La demande d'autorisation d'exploiter a été déposée en 2004 par la société ARF, propriétaire du four à chaux depuis 2000 et concerne l'incinération de 150.000 tonnes de déchets par an. À l'issue de l'enquête publique qui s'est déroulée en avril 2005, la commission d'enquête a rendu un avis favorable à la demande d'autorisation d'ARF malgré une opposition locale unanime. Consultées lors de cette enquête publique, la commune d'accueil et les cinq communes les plus proches ont toutes exprimé un avis défavorable. Le collectif des opposants a rassemblé 4200 signatures au bas de la pétition demandant le rejet du projet. 172 communes picardes situées autour de Vendeuil ont spontanément pris des délibérations refusant l'implantation de l'incinérateur. Depuis les manifestations se succèdent.
Les opposants se déclarent hostiles à ce projet moins par peur de l'incinération en général, que pour des raisons liées à ARF et à l'attitude de la préfecture dans cette affaire. En effet, la demande d'autorisation intervient alors qu'il semblerait que la société exerçait déjà et dès 2001 son activité d'incinération de déchets dangereux sans autorisation préalable. Elle a pour cela été condamnée par le tribunal correctionnel de Saint-Quentin en décembre 2003. Les opposants déplorent le laxisme du préfet qui a simplement demandé à l'entreprise de régulariser son activité en déposant une demande d'autorisation alors que les riverains souhaitaient sa fermeture.
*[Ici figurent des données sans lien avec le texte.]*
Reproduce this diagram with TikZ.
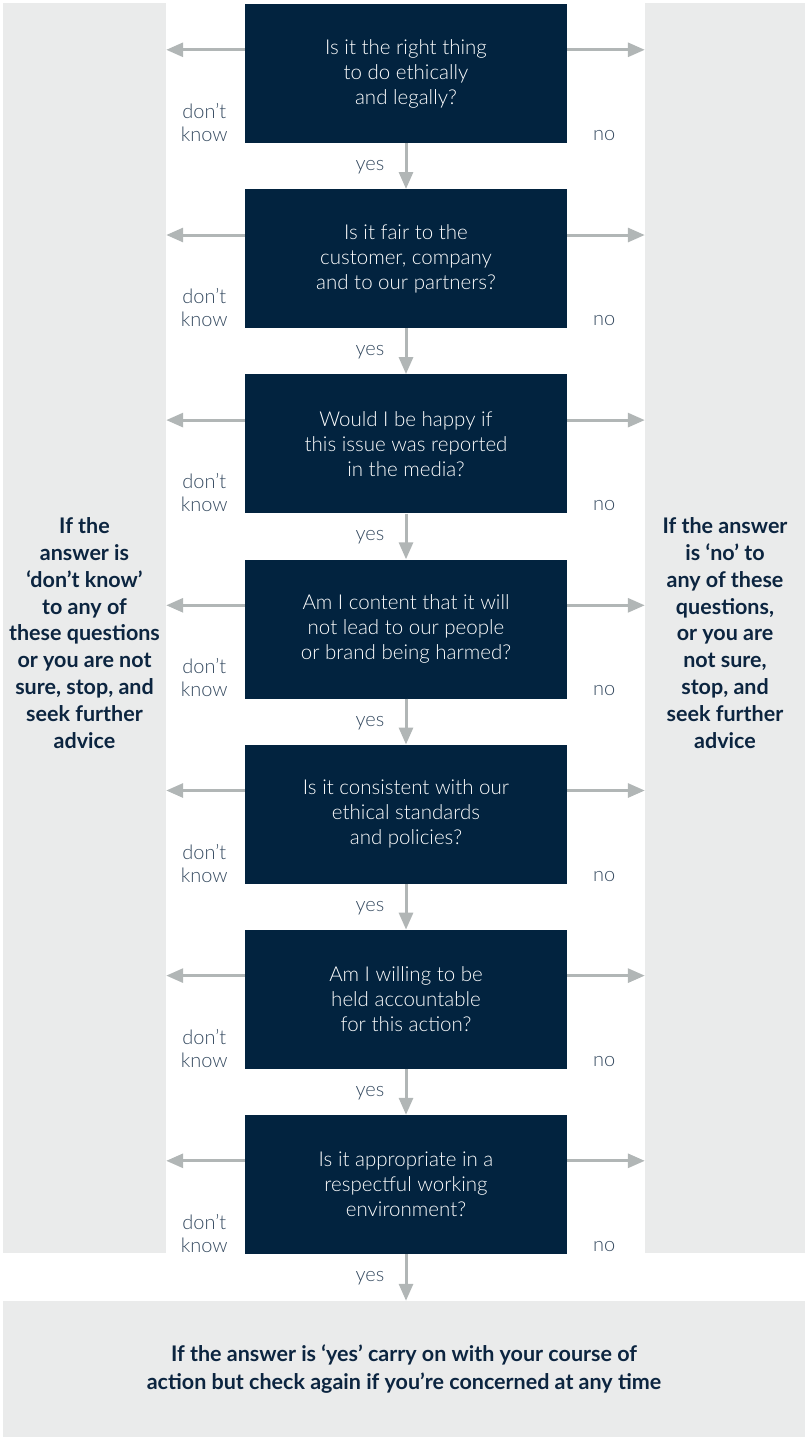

Pour appuyer leurs revendications, ils rappèlent qu'il existe un Plan d'Elimination des Déchets Dangereux de Picardie (PREDIS), élaboré par le Préfet de Région en 1996 : ce document évalue à 50.000 tonnes par an la capacité complémentaire d'incinération de déchets dangereux à créer à l'horizon 2002 pour satisfaire les besoins picards. Entre-temps, des capacités nouvelles s'élevant à 150.000 tonnes/an ont été créées dans les régions limitrophes, destinées à accueillir en partie des déchets dangereux provenant de Picardie. La capacité de 150.000 t/an demandée par ARF pour le four de Vendeuil apparaît donc totalement démesurée au regard des besoins évalués par le Plan.
Le manque de transparence et d'information de la part des institutions et de la société ne fait qu'amplifier la méfiance et la crainte du côté des riverains sur fond d'expertises, de manifestations et de pétitions. Ils restent convaincus que la société n'a pas les moyens financiers et techniques suffisants pour exercer son activité sur ce site dans le respect de la réglementation. Le 8 octobre 2005, 400 personnes manifestaient devant la préfecture de Laon pour demander le rejet du projet et la fermeture de l'usine. Depuis, tous les samedis, le public en colère manifeste devant la préfecture de l'Aisne et entend le faire jusqu'au départ définitif d'ARF de Vendeuil.
C'est dans ce contexte qu'Evelyne Ratte, Préfèt du département, est amenée à accepter ou au contraire à rejeter la demande d'ARF. Selon elle, ARF s'est certes rendu coupable de nombreuses infractions par le passé, mais selon la Drire, l'exploitant respecte aujourd'hui les normes prescrites. Cependant devant le scepticisme et les revendications des maires de la région, elle a demandé à l'inspection des installations classées une nouvelle campagne d'analyse pour faire un point complet de la situation avant de se prononcer sur la demande d'autorisation. Elle mise également sur les commissions locales d'information et de surveillance (CLIS) pour apaiser la situation.
De son côté, l'industriel ARF a lancé une procédure judiciaire contre l'une des associations opposées au projet pour diffamation. Dans une lettre adressée au président de l'association, elle déclare que l'association fait un amalgame entre les conditions actuelles d'exploitation et la demande d'extension actuellement en cours d'instruction. L'affaire doit être jugée la semaine prochaine par le tribunal correctionnel de Lille.